“Dunners” as locals fondly refer to it, is not only considered to be one of the Southern Hemisphere’s best-preserved Victorian and Edwardian cities, it’s an outstanding place to experience New Zealand’s fascination with the sport of Rugby Union. A game featuring the professional Otago Highlanders rugby team is something all sports loving visitors should check out at Forsyth Barr Stadium. Up to 30,000 fans can be entertained comfortably year-round under its impressive all-weather roof.
Around the city you can visit historic homes, dip into the Cadbury chocolate factory, tour the iconic Speights Brewery and browse museums. Dunedin boasts a special place within New Zealand culture as being a particularly festive “student” orientated city due to the hugely popular Dunedin University.
University students population keep Dunedin lively and the nightlife buzzing, with a variety of pubs and bars catering to all tastes. Outside of the city you’ll find wild and spectacular surf beaches – some hardy souls even surf during winter here – and the area is a habitat for many kinds of rare wildlife.
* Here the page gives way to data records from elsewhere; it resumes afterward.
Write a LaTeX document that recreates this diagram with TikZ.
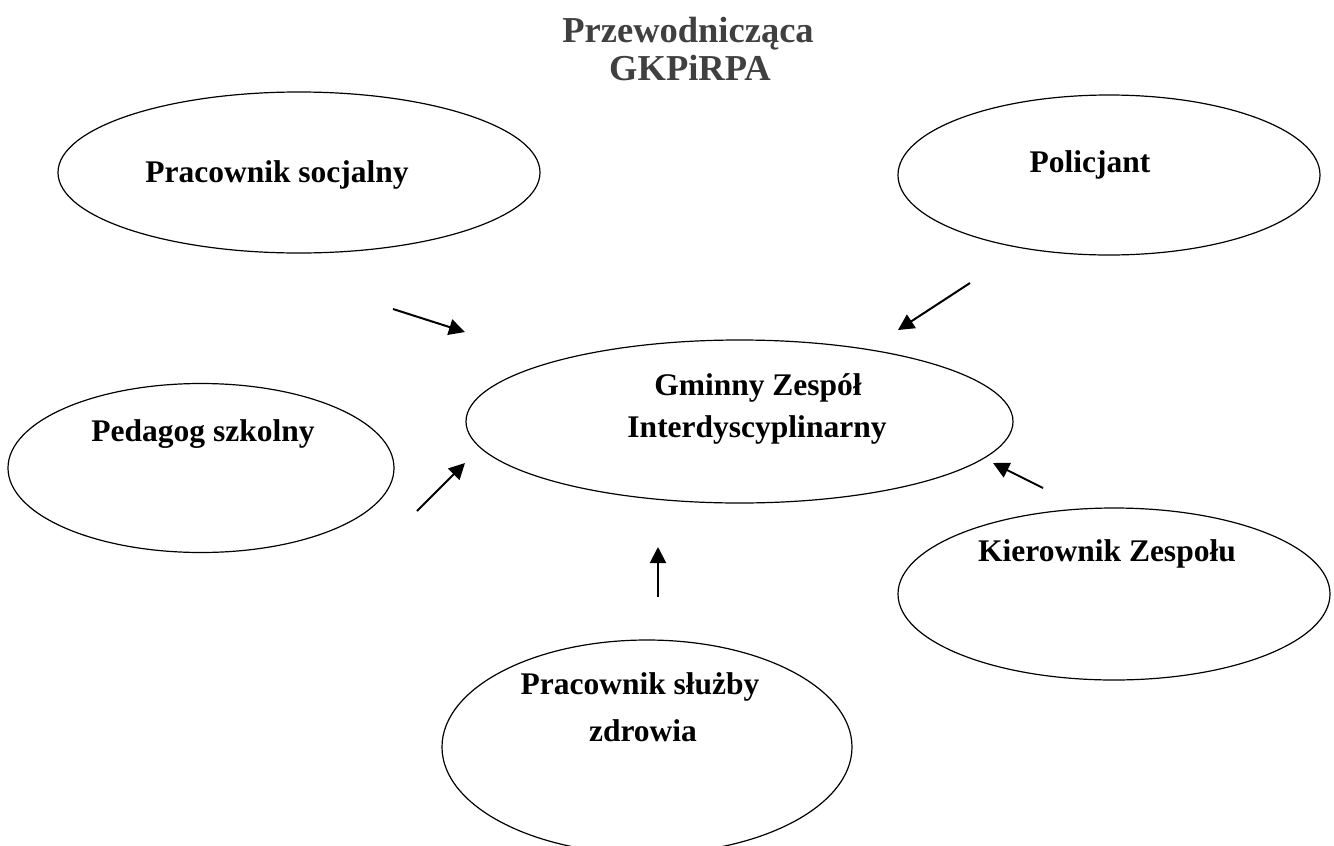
\documentclass[tikz,border=0pt]{standalone}
\usepackage{fontspec}
\setmainfont{Liberation Serif}
\usetikzlibrary{shapes.geometric,arrows.meta,positioning}
\definecolor{titlegray}{HTML}{404040}

\begin{document}
\begin{tikzpicture}[x=1pt,y=-1pt,
		oval/.style={ellipse,draw=black,line width=1.2pt,inner sep=0pt},
		lbl/.style={font=\fontsize{31.5}{36}\selectfont\bfseries,anchor=base,inner sep=0pt},
		ttl/.style={font=\fontsize{36.5}{38}\selectfont\bfseries,anchor=base,inner sep=0pt,text=titlegray},
		link/.style={line width=2pt,-{Triangle[length=16pt,width=16pt]}}
	]
	\useasboundingbox (0,0) rectangle (1334,846);
		% title
		\node[ttl] (title1) at (688,42) {Przewodnicząca};
		\node[ttl] (title2) at (690,80) {GKPiRPA};

		% the ovals
		\node[oval,minimum width=482,minimum height=161] (socjalny)  at (299,172.5) {};
		\node[oval,minimum width=422,minimum height=160] (policjant) at (1109,175)  {};
		\node[oval,minimum width=547,minimum height=163] (zespol)    at (739.5,421.5) {};
		\node[oval,minimum width=386,minimum height=169] (pedagog)   at (201,468)   {};
		\node[oval,minimum width=432,minimum height=172] (kierownik) at (1114,594)  {};
		\node[oval,minimum width=410,minimum height=214] (zdrowie)   at (647,747)   {};

		\node[lbl] (txtSocjalny)  at (277,182)  {Pracownik socjalny};
		\node[lbl] (txtPolicjant) at (1090,172) {Policjant};
		\node[lbl] (txtZespol1)   at (758,395)  {Gminny Zespół};
		\node[lbl] (txtZespol2)   at (757,437)  {Interdyscyplinarny};
		\node[lbl] (txtPedagog)   at (203,441)  {Pedagog szkolny};
		\node[lbl] (txtKierownik) at (1107,561) {Kierownik Zespołu};
		\node[lbl] (txtZdrowie1)  at (640,694)  {Pracownik służby};
		\node[lbl] (txtZdrowie2)  at (643,741)  {zdrowia};

		% arrow ends
		\coordinate (s1) at (393,309);  \coordinate (s2) at (465,332);
		\coordinate (p1) at (970,283);  \coordinate (p2) at (898,330);
		\coordinate (g1) at (417,511);  \coordinate (g2) at (465,463);
		\coordinate (z1) at (658,597);  \coordinate (z2) at (658,547);
		\coordinate (k1) at (1043,488); \coordinate (k2) at (993,463);

		\draw[link] (s1) -- (s2);
		\draw[link] (p1) -- (p2);
		\draw[link] (g1) -- (g2);
		\draw[link] (z1) -- (z2);
		\draw[link] (k1) -- (k2);
	\end{tikzpicture}
\end{document}
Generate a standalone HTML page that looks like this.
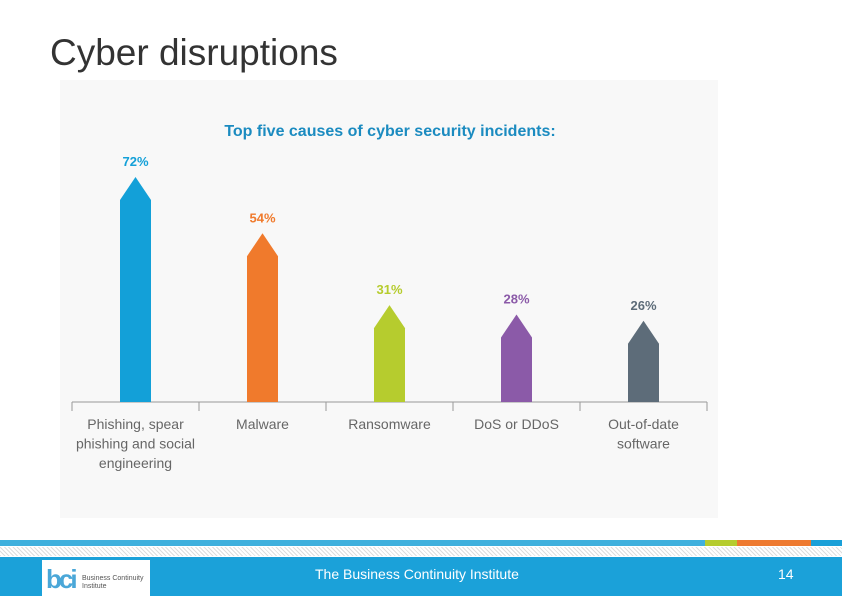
<!DOCTYPE html>
<html><head><meta charset="utf-8"><style>
body{margin:0;width:842px;height:596px;overflow:hidden;background:#fff;font-family:"Liberation Sans",sans-serif;position:relative}
.abs{position:absolute}
</style></head><body>
<div class="abs" style="left:50px;top:32px;font-size:37px;color:#333">Cyber disruptions</div>
<div class="abs" style="left:60px;top:80px;width:658px;height:438px;background:#f8f8f8"></div>
<svg class="abs" style="left:0;top:0" width="842" height="596">
<text x="390" y="136" text-anchor="middle" font-size="16" font-weight="bold" fill="#1b8bc0" font-family="Liberation Sans, sans-serif">Top five causes of cyber security incidents:</text>
<g id="g"></g>
</svg>
<div class="abs" style="left:0;top:540px;width:842px;height:6px;background:#3fb0dd"></div>
<div class="abs" style="left:705px;top:540px;width:32px;height:6px;background:#b5cc2e"></div>
<div class="abs" style="left:737px;top:540px;width:74px;height:6px;background:#ee7a30"></div>
<div class="abs" style="left:811px;top:540px;width:31px;height:6px;background:#1aa0d8"></div>
<div class="abs" style="left:0;top:547px;width:842px;height:9px;background:repeating-linear-gradient(45deg,#ddd 0 1px,#fff 1px 3px)"></div>
<div class="abs" style="left:0;top:557px;width:842px;height:39px;background:#1ba1d9"></div>
<div class="abs" style="left:42px;top:560px;width:108px;height:36px;background:#fff">
<div class="abs" style="left:4px;top:4px;font-size:26px;font-weight:bold;color:#4aa7d8;letter-spacing:-3px">bci</div>
<div class="abs" style="left:40px;top:15px;font-size:7px;color:#555;line-height:8px">Business Continuity<br>Institute</div></div>
<div class="abs" style="left:315px;top:566px;font-size:14px;color:#fff">The Business Continuity Institute</div>
<div class="abs" style="left:778px;top:566px;font-size:14px;color:#fff">14</div>
<script>
const categories=[["Phishing, spear","phishing and social","engineering"],["Malware"],["Ransomware"],["DoS or DDoS"],["Out-of-date","software"]];
const values=[72,54,31,28,26];
const labels=["72%","54%","31%","28%","26%"];
const colors=["#13a0d8","#f07a2c","#b6cc2e","#8b5aa8","#5d6c79"];
const NS="http://www.w3.org/2000/svg",g=document.getElementById('g');
const x0=72,x1=707,base=402,n=categories.length,bw=(x1-x0)/n;
const y=v=>base-v*3.125, cx=i=>x0+bw*(i+0.5);
function mk(t,a){const e=document.createElementNS(NS,t);for(const k in a)e.setAttribute(k,a[k]);g.appendChild(e);return e;}
let ax=mk('line',{x1:x0,x2:x1,y1:base,y2:base,stroke:'#999','stroke-width':1});


for(let i=0;i<=n;i++){let t=mk('line',{x1:x0+bw*i,x2:x0+bw*i,y1:base,y2:base+9,stroke:'#999'});

}
values.forEach((v,i)=>{const c=cx(i),w=31,top=y(v);
const p=mk('polygon',{points:`${c-w/2},${base} ${c-w/2},${top+23} ${c},${top} ${c+w/2},${top+23} ${c+w/2},${base}`,fill:colors[i]});


const t=mk('text',{x:c,y:top-11,'text-anchor':'middle','font-size':13,'font-weight':'bold',fill:colors[i]});t.textContent=labels[i];


categories[i].forEach((s,j)=>{const l=mk('text',{x:c,y:base+27+j*19.5,'text-anchor':'middle','font-size':14,fill:'#666'});l.textContent=s;

});
});
</script>
</body></html>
A drive down the Otago Peninsula will reveal ruggedly unspoilledscenery, and animal lovers can stop off at multiple breeding areas for the little blue penguin (the world’s smallest) and the endangered yellow-eyed penguin. These aren’t the only cute wildlife in this region, you’re also likely to encounter wild seals and impressively large albatrosses.
For those who love getting off-road, there are trails everywhere you look. Head to Signal Hill and Wakari Creek for downhill tracks or the Swampy Summit Circuit for a longer ride.
For architecture lovers Larnach Castle is a must-see as is Olveston House. Head to the historic Speight’s Brewery, or take a look at St Paul’s Cathedral, Dunedin Railway Station or the municipal chambers.
The Dunedin Chinese Garden was custom built by Shanghai artisans, while the Dunedin Botanic Gardens are at their colorful best in spring.